In Faith, Bigby had the opportunity to get rough on a few occasions, mostly toward the end. It hinted at his split personality -- the feral side he has lying in wait just in case he needs to pull out all the stops. But Smoke and Mirrors doesn't merely hint at Bigby's Jekyll and Hyde scenario -- it lets you live it, throughout the entire episode if you wish. The two separate murder cases are heating up, and as a result, Bigby can resort to violent or non-violent tactics on a near constant basis.
This is important to note for two reasons. It not only makes Bigby a more interesting character, and by proxy a true extension of the player, but it also mixes up the narrative a bit -- as your choices have more immediacy, rather than the typical "wait and see" conventions Telltale likes to employ. This episode involves more detective work, a return to a few familiar setpieces, and the introduction of a few new ones -- most notably Georgie Porgie's strip club and call girl hub.
Wolf Among Us feels a tad more adventurous this time around, as genre staples like contextual and missable items return, and there's even a light puzzle to solve (more of these please). Telltale has generally moved out of the more hardcore adventure elements in favor of putting the narrative first, so it was refreshing to see a few nods, no matter how small.
Another improvement with Smoke and Mirrors is the quality of the performances. You'll see more nuances from characters that were previously rather one-note (Ichabod Crane, Beauty, and Dee), and you'll meet interesting new faces like the aforementioned Georgie. All of the new additions are well implemented, without being too overbearing. Should you want more, extra Book of Fables encyclopedia entries unlock with every passing episode, which is a nice extra to work towards in the finale. Everything else about Smoke and Mirrors maintains the same high standard of the first offering, with beautiful visuals and an appropriate soundtrack.

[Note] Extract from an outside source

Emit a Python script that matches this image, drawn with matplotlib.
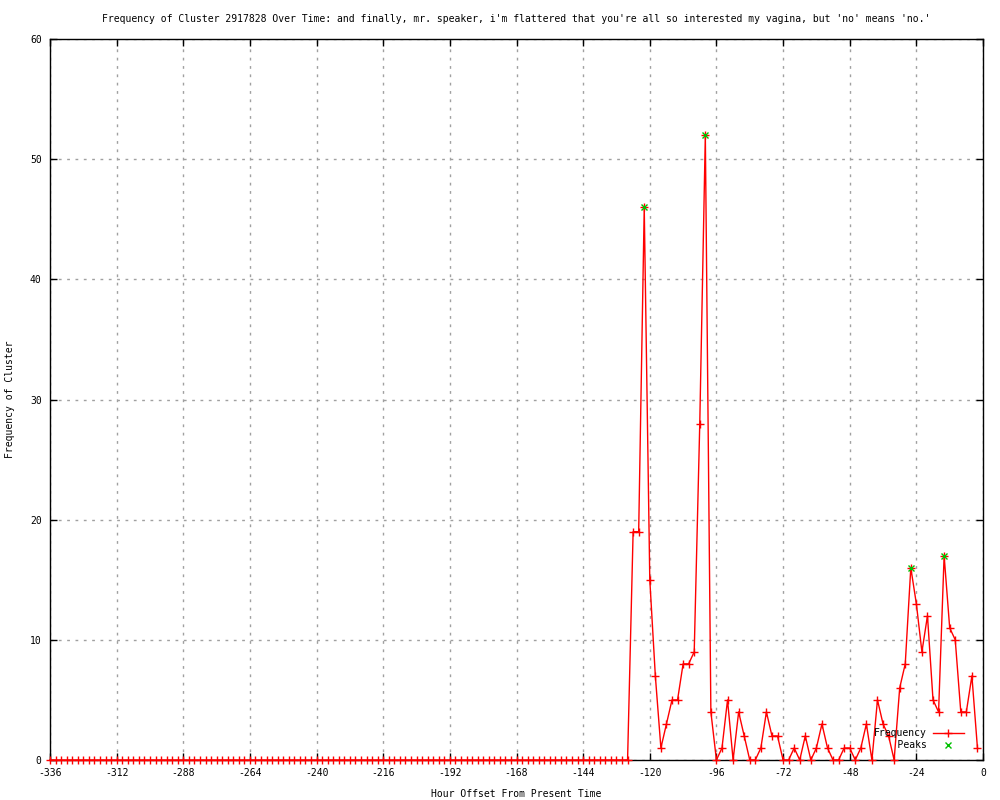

The biggest accomplishment with the new episode however is the fact that your actions have more consequences on a personal level. Bigby ceases to be a construct of Telltale and starts to become an extension of yourself, causing hesitation on more than one occasion. Having said that, there aren't really any "big, freeze-the-screen" choices throughout this roughly one-hour tale like in Faith -- just a lot of little ones. Not a whole lot of big choices carry over from your previous story either, as the only major connection is tied to whomever you decide to capture at the end of Faith. It remains to be seen if future episodes will employ more connections.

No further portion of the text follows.